38% of Donald Trump’s supporters in Florida told Public Policy Polling that they thought — regardless of the particular candidates — that our country is better off with a man as President, rather than a woman.
33% of Trump supporters in North Carolina think it would be okay if Trump wanted a private email server.
14% of Trump supporters think Hillary Clinton is connected to a child sex ring run out of the basement of a Washington DC pizzeria that doesn’t have a basement.
10% of Donald Trump’s supporters said that his infamous “grab ’em by the pussy” comments actually made them feel more warmly toward him.
Economic anxiety? Financial pain?
Donald Trump won my wealthy hometown of West Chester — but by magnitudes less than George W. Bush did in 2004. Bush won my hometown with 84%. Donald Trump only won it with 64%. There were clearly some people for whom his hate was a deal-breaker.
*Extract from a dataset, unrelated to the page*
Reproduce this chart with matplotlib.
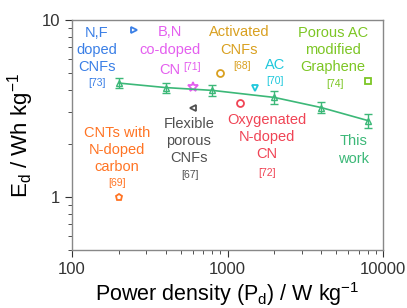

But maybe it couldn’t be for everyone? Maybe oppression from socioeconomics is just as reasonable of a fear as oppression from identity? Maybe it’s the oppression we should all be focused on.
If our country is to continue, I think we all have to get used to holding more than one idea in our head at a given time.
It’s not enough to dismiss people as bigots, but nor is it to pretend that bigotry doesn’t exist.
It’s not enough to pay attention to identity-related issues as the only sources of oppression, but nor can huge swaths of America keep covering their eyes, ears, and hearts when discussing issues of race, sexuality, gender, and faith.
It’s not enough to excuse irrational decisions with passive bleats about a weak economic recovery, but nor can we deny that reckless free trade policies and automation have left a great number of Americans behind.
And people who don’t immediately agree with us cannot be idiots, or bigots, or PC “crybabies”. Maybe they are just imperfect people who make up an imperfect country.
And if that’s true, maybe we can start healing our country by healing each other.